2014年11月16日 | pocknのコンサート感想録2014
11月16日(日)VOICE SPACE ヨコハマ・インスピレーション
   波止場の中也、
     風のなかの賢治

 ~横浜赤レンガ倉庫1号館3階ホール~

【出演】中村裕美(作曲・ピアノ)、小田朋美(作曲・ピアノ)、小林沙羅(ソプラノ)、 薬師寺典子(ソプラノ)、吉成文乃(メゾソプラノ)、 渡辺元子(尺八)、澤村祐司(箏・三味線)、石井千鶴(鼓)、豊田耕三(アイリッシュフルート)、大石俊太郎(サックス)、古川麦(ギター)、関口将史(チェロ)
【監督】佐々木幹郎
【脚本】早坂牧子
ほか
第1部
朝の歌~秋の一日~BGM~月夜の浜辺~湖上~間奏曲~アナザミミクリOp.1~リビング
第2部
おれはひとりの修羅なのだ
―宮沢賢治をえぐる音楽ファンタジー―2nd version
アンコール
明日


「んっ?」と興味を引くタイトル、声と珍しい楽器とのコラボ、横浜赤レンガ倉庫という特別な空間、演劇公演のようなチラシ… そのチラシによると、このVOICE SPACEという集団は「詩と音楽のコラボレーションの可能性を探求し、新しい日本語エン ターテイメントの形を提示するパフォーマンスグループ」とのこと。何か異次元的体験ができそうな予感。

最初は中原中也の詩につけられた歌。クロスオーバー的なリズムとハーモニーに乗って、3人のヴォーカルが歌い継ぐ。パッション溢れる薬師寺さん、透明で洗練された歌声で魅了する小林さん、色香を漂わせて心をくすぐる吉成さん、三者三様の歌でそれぞれに聴衆の心を掴んだ。

続いては、3人のヴォーカルと楽器のプレイヤーがステージに揃い、前半では中原中也+藤原安紀子と暁方ミセイ、後半では宮沢賢治の詩作をベースにして、言葉と歌とインストゥルメントが赤レンガ倉庫の暗い空間に音の光を放ち、それらが戯れたり反発し合ったり、手を取り合ったり…
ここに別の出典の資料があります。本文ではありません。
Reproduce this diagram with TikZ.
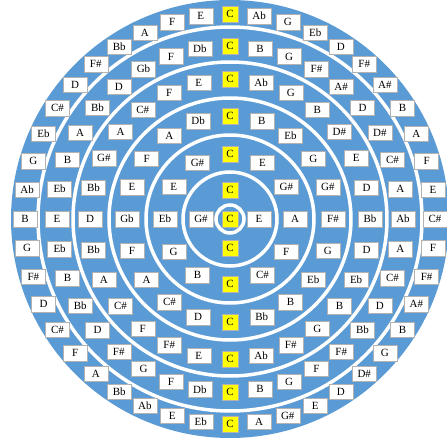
\documentclass[tikz,border=0pt]{standalone}
\usepackage{fontspec}
\setmainfont{Liberation Serif}
\usepackage{xcolor}
\definecolor{ringblue}{RGB}{91,155,213}
\definecolor{tonicyellow}{RGB}{255,255,0}

% one ring of note boxes: name, radius, number of places, notes (clockwise from top)
\def\tonicname{C}
\newcommand{\notering}[4]{%
  \foreach \n [count=\k from 0] in {#4} {%
    \edef\curnote{\n}%
    \ifx\curnote\tonicname
      \node[tonic] (#1-\k) at ({90-360*\k/#3}:#2) {\n};
    \else
      \node[note] (#1-\k) at ({90-360*\k/#3}:#2) {\n};
    \fi
  }%
}

\begin{document}
\begin{tikzpicture}[
    x=1pt, y=1pt,
    note/.style={rectangle, draw=gray!60, fill=white, minimum width=24pt, minimum height=15.5pt, inner sep=1pt, font=\fontsize{11}{12}\selectfont},
    tonic/.style={note, fill=tonicyellow, minimum width=16pt, minimum height=16pt},
    gap/.style={draw=white, line width=3.5pt}
]
    \useasboundingbox (-230,-220) rectangle (217,219);

    % Disk and white ring gaps
    \fill[ringblue] (0,0) circle (219);
    \foreach \rad in {14,47,84,121,157,192}
        \draw[gap] (0,0) circle (\rad);

    % Notes - centre
    \node[tonic] (centre) at (0,0) {C};

    % Notes - rings, inner to outer
    \notering{r1}{29}{4}{C,E,C,G\#}
    \notering{r2}{65}{12}{C,E,G\#,A,F,C\#,C,B,G,Eb,E,G\#}
    \notering{r3}{103}{20}{C,B,Eb,G,G\#,F\#,G,Eb,B,Bb,C,D,C\#,A,F,Gb,E,F,A,Db}
    \notering{r4}{140}{28}{C,Ab,G,B,D\#,E,D,Bb,D,Eb,B,G,F\#,Ab,C,E,F\#,F,C\#,A,Bb,D,Bb,G\#,A,C\#,F,E}
    \notering{r5}{173}{36}{C,B,G,F\#,A\#,D,D\#,C\#,A,Ab,A,C\#,D,Bb,F\#,F,G,B,C,Db,F,G,F\#,D,Bb,B,Eb,E,Eb,B,A,Bb,D,Gb,F,Db}
    \notering{r6}{205}{44}{C,Ab,G,Eb,D,F\#,A\#,B,A,F,E,C\#,F,F\#,A\#,B,G,D\#,D,E,G\#,A,C,Eb,E,Ab,Bb,A,F,C\#,D,F\#,G,B,Ab,G,Eb,C\#,D,F\#,Bb,A,F,E}
\end{tikzpicture}
\end{document}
ヴォーカルは普通に歌うだけでなく、言葉の断片を投げかけたり、朗読したり、楽器はピアノやチェロなどの洋楽器に、琴や鼓などの和楽器、アイリッシュフルートといった民族楽器が加わり、それらが奏でる音楽はジャズやケルト、邦楽やラテンなどの要素が入り交ざり、多国籍的な響きとリズムが会場を包む。多国籍の音楽が一つに溶けて混ざり合うというより、それぞれが自分のキャラクターを主張しつつ共存していて、それが聴覚を刺激する。

演奏者たち個々の乗りやリズム感の良さと、演奏者同士のやり取りや駆け引きの巧さが演奏の振幅を広げる。朗読やコーラスにはヴォーカリストだけでなく楽器プレイヤーも参加することで、発声や抑揚で異質なものが共存し、言葉や響きの面白さが助長され、多様性が広がった。
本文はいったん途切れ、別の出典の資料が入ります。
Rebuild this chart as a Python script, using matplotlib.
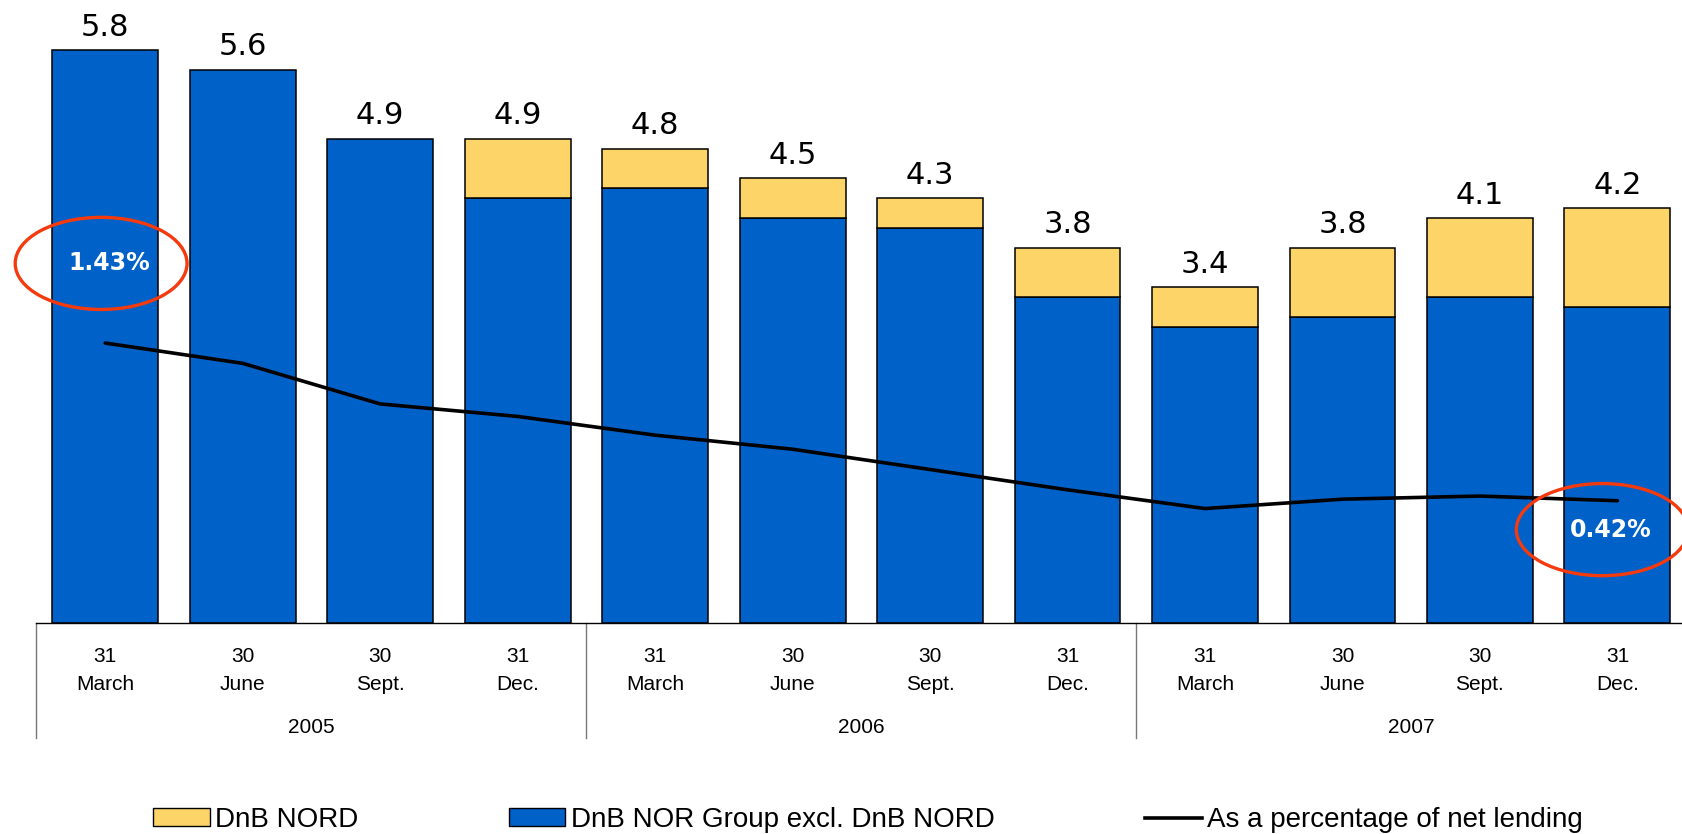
import matplotlib
matplotlib.use("Agg")
import matplotlib.pyplot as plt
from matplotlib import font_manager
from matplotlib.patches import Patch, Ellipse
from matplotlib.lines import Line2D
from matplotlib.transforms import blended_transform_factory

plt.rcParams["font.family"] = ["Liberation Sans", "DejaVu Sans"]

days = ["31", "30", "30", "31"] * 3
months = ["March", "June", "Sept.", "Dec."] * 3
years = ["2005", "2006", "2007"]
totals = [5.8, 5.6, 4.9, 4.9, 4.8, 4.5, 4.3, 3.8, 3.4, 3.8, 4.1, 4.2]
nord = [0.0, 0.0, 0.0, 0.6, 0.4, 0.4, 0.3, 0.5, 0.4, 0.7, 0.8, 1.0]
pct_lending = [1.43, 1.30, 1.04, 0.96, 0.84, 0.75, 0.62, 0.49, 0.37, 0.43, 0.45, 0.42]

BLUE = "#0061C8"
YELLOW = "#FDD468"
RED = "#F53A0E"

# narrow face for the date axis if it is there
installed = {f.name for f in font_manager.fontManager.ttflist}
if "Liberation Sans Narrow" in installed:
    axis_font = dict(family=["Liberation Sans Narrow", "DejaVu Sans"], size=17)
else:
    axis_font = dict(family=["Liberation Sans", "DejaVu Sans"], size=15)

group = [t - n for t, n in zip(totals, nord)]
x = list(range(len(totals)))

fig = plt.figure(figsize=(16.82, 8.34), dpi=100)
ax = fig.add_axes([0.0217, 0.253, 0.9783, 0.747])

# stacked bars: group excl. NORD at the bottom, NORD on top
ax.bar(x, group, width=0.77, color=BLUE, edgecolor="black", linewidth=1.1, zorder=2)
xs = [i for i in x if nord[i] > 0]
ax.bar(xs, [nord[i] for i in xs], bottom=[group[i] for i in xs], width=0.77,
       color=YELLOW, edgecolor="black", linewidth=1.1, zorder=2)

for i, t in zip(x, totals):
    ax.annotate(f"{t:.1f}", (i, t), xytext=(0, 6), textcoords="offset points",
                ha="center", va="bottom", fontsize=22, family="DejaVu Sans")

ax.set_xlim(-0.5, 11.47)
ax.set_ylim(0, 6.305)
for s in ["top", "left", "right"]:
    ax.spines[s].set_visible(False)
ax.spines["bottom"].set_linewidth(1.0)
ax.set_yticks([])
ax.set_xticks(x, [f"{d}\n{m}" for d, m in zip(days, months)])
ax.tick_params(axis="x", length=0, pad=17)
for lbl in ax.get_xticklabels():
    lbl.set_linespacing(1.6)
    lbl.set_fontfamily(axis_font["family"])
    lbl.set_fontsize(axis_font["size"])

# year groups and separators
trans = blended_transform_factory(ax.transData, ax.transAxes)
for k, yr in enumerate(years):
    ax.text(4 * k + 1.5, -0.167, yr, transform=trans, ha="center", va="center",
            fontfamily=axis_font["family"], fontsize=axis_font["size"])
    ax.plot([4 * k - 0.5, 4 * k - 0.5], [0, -0.185], transform=trans,
            color="#777777", lw=1.0, clip_on=False)

# loan-loss line on its own scale
ax2 = ax.twinx()
ax2.plot(x, pct_lending, color="black", lw=2.6, solid_capstyle="round", zorder=3)
ax2.set_ylim(-0.363, 3.627)
ax2.axis("off")

# highlight first and last values, text anchored inside each ring
marks = [((-0.03, 1.94), "1.43%"), ((10.89, 0.235), "0.42%")]
for (cx, cy), txt in marks:
    ring = Ellipse((cx, cy), 1.25, 0.59, fill=False, edgecolor=RED,
                   lw=2.4, clip_on=False, zorder=5)
    ax2.add_patch(ring)
    ax2.annotate(txt, xy=(0.55, 0.5), xycoords=ring, ha="center", va="center",
                 color="white", fontsize=17, fontweight="bold",
                 family="DejaVu Sans", zorder=6, annotation_clip=False)

handles = [Patch(facecolor=YELLOW, edgecolor="black", lw=1.0),
           Patch(facecolor=BLUE, edgecolor="black", lw=1.0),
           Line2D([], [], color="black", lw=2.6)]
labels = ["DnB NORD", "DnB NOR Group excl. DnB NORD", "As a percentage of net lending"]
fig.legend(handles, labels, loc="center", bbox_to_anchor=(0.516, 0.0168), ncol=3,
           frameon=False, fontsize=20, handlelength=2.05, handleheight=0.62,
           handletextpad=0.2, columnspacing=5.4)

fig.savefig("out.png", dpi=100)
難解な詩であっても、それが声で表現されることで現れる効果を狙って作曲したたとのことで、詩全体から明確なメッセージが伝わってくるというものではなかったが、「言葉」が言霊のように自ら個性と意思を持って空間を行き交い、語りかけてくるのが感じられた。朗読が延々と続くところはもう少し別バージョンで攻めてもらいたい気はしたが。

いろいろと理屈を並べてしまったが、このパフォーマンスの渦中に身を置いていると、そんな理屈抜きに楽しく、刺激的で、異次元の世界に入ったような感覚を味わえる。最後には出演者が仮面を身に着け、またステージの後ろには仮面の意味深なアニメーションが投影され、異次元気分が益々高まっていった。
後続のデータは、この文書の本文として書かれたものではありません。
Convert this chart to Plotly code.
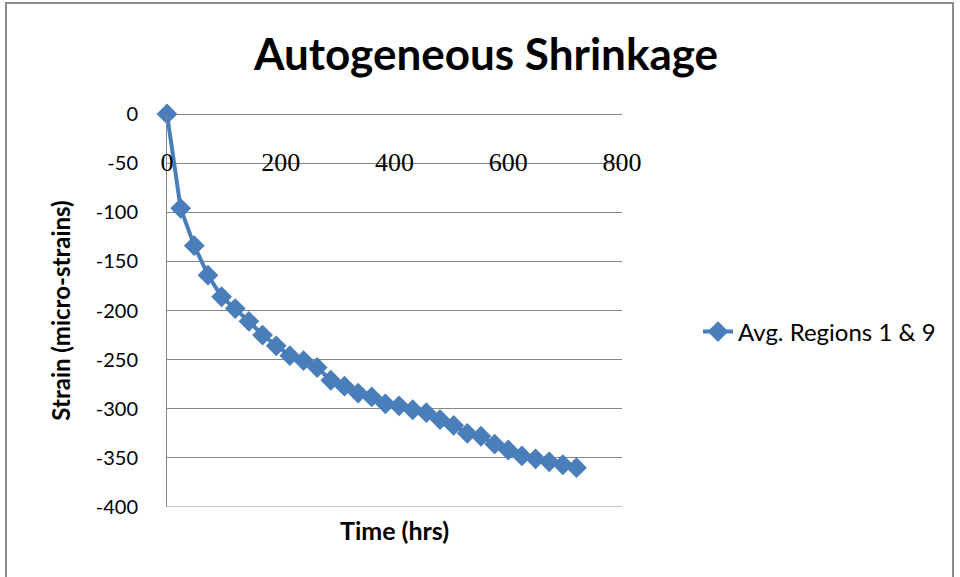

アンコールでは、本公演の監督も勤めた佐々木幹郎氏が、VOICE SPACEのために提供した震災をテーマにした詩に、中村さんと小田さんが曲を付けた「明日」をメンバー全員で演奏。これは2011年に矢野顕子が藝祭にゲストで来て藝大生とコラボをやった「やの屋」の公演で、あっこさんと一緒に声を合わせて感動した曲。今回のリードヴォーカル 小林沙羅さんの透き通った瑞々し声で歌われる優しく強い歌声が身体に沁みこみ、コーラスとインストゥルメントがそれを盛り立て、「あした~」のフレーズを観客も唱和し、赤レンガ倉庫の空間は大きな感動に包まれた。

公演をここまで作り上げたメンバーの情熱と努力もすごいが、今日だけの1回公演ではもったいない。もっと多くの人たちに「体験」してもらいたい素敵なステージだった。